Professor Isaiah M. Gafni of the Hebrew University of Jerusalem addresses these and other issues as he explores the ever-changing 4,000-year-old saga of Judaism, one of the world's most ancient and influential religions.
Great World Religions: Judaism is a lecture series from The Great Courses (formerly The Teaching Company.)
Great World Religions: Judaism offers a clear and often fascinating introduction to the history and character of Judaism. Professor Gafney is engaging and easy to understand. I found his occasional search for a word endearing; it certainly makes him seem very approachable. He’s not in the least intimidating. At the same time, there is no mistaking either his intelligence or his passion for his subject.

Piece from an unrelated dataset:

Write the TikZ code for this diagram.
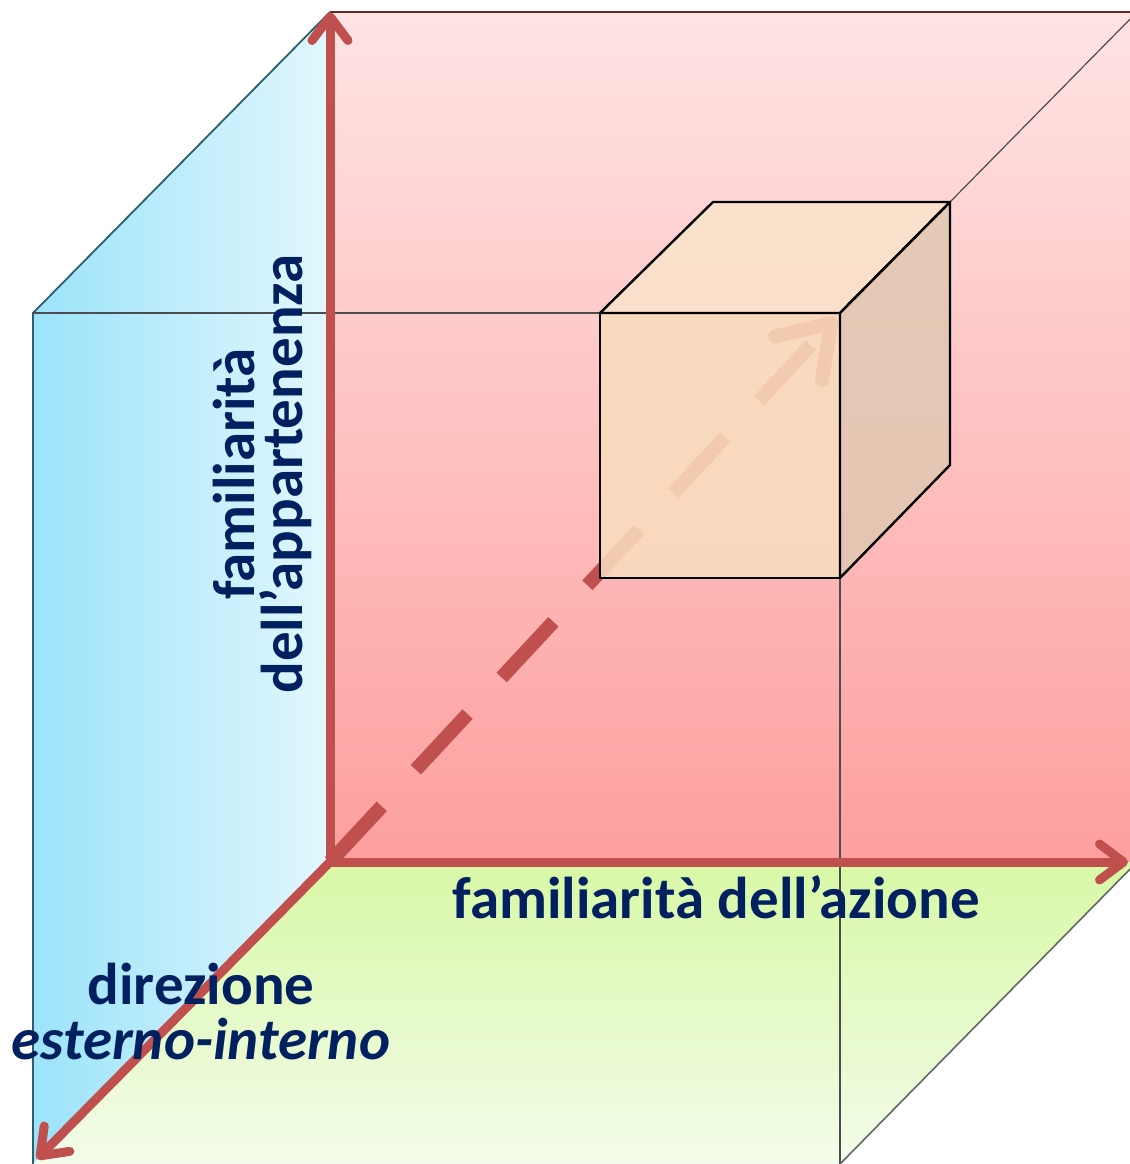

Don’t go into this lecture series expecting a deep exploration of Jewish theology. Various tenets of the faith are of course discussed, but not always in the depth I would have liked. Also, Prof. Gafney presupposes at least a passing familiarity with major figures and events of the Bible, both the Old and New Testaments (to use the Christian terms.) His discussions of later Jewish rabbis and scholars (with whom a Gentile audience will be less familiar) are a little more explanatory. However, this is very much a survey or introductory course—there’s a limit to how much can be covered in a mere six hours. It left me curious to find out more about some of the topics and people Prof. Gafney covered.
For me, one of the most interesting facets was the whole question of “What is Judaism?” Is it a religion or an ethnicity/nationality? The answer appears to be “both”, with one or the other dominating at different points in history. This makes Judaism unique among the great world religions, which generally lack the ethnic/national dimension. It also explained things which I’ve observed over the years, which as a non-Jew I have found puzzling.
The course consists of 12 lectures, each a half-hour long. I’ve listed the titles below. I highly recommend Great World Religions: Judaism to those seeking a better understanding of the nature and history of this ancient faith.
What is Judaism?
The Stages of History
The Jewish Library
The Emergence of Rabbinic Judaism
Jewish WorshipPrayer and the Synagogue
The Calendar: A Communal Life-Cycle
God and Man; God and Community
Philosophers and Mystics
The Legal Frameworks of Judaism: Halakha
Common Judaism or a Plurality of Judaisms?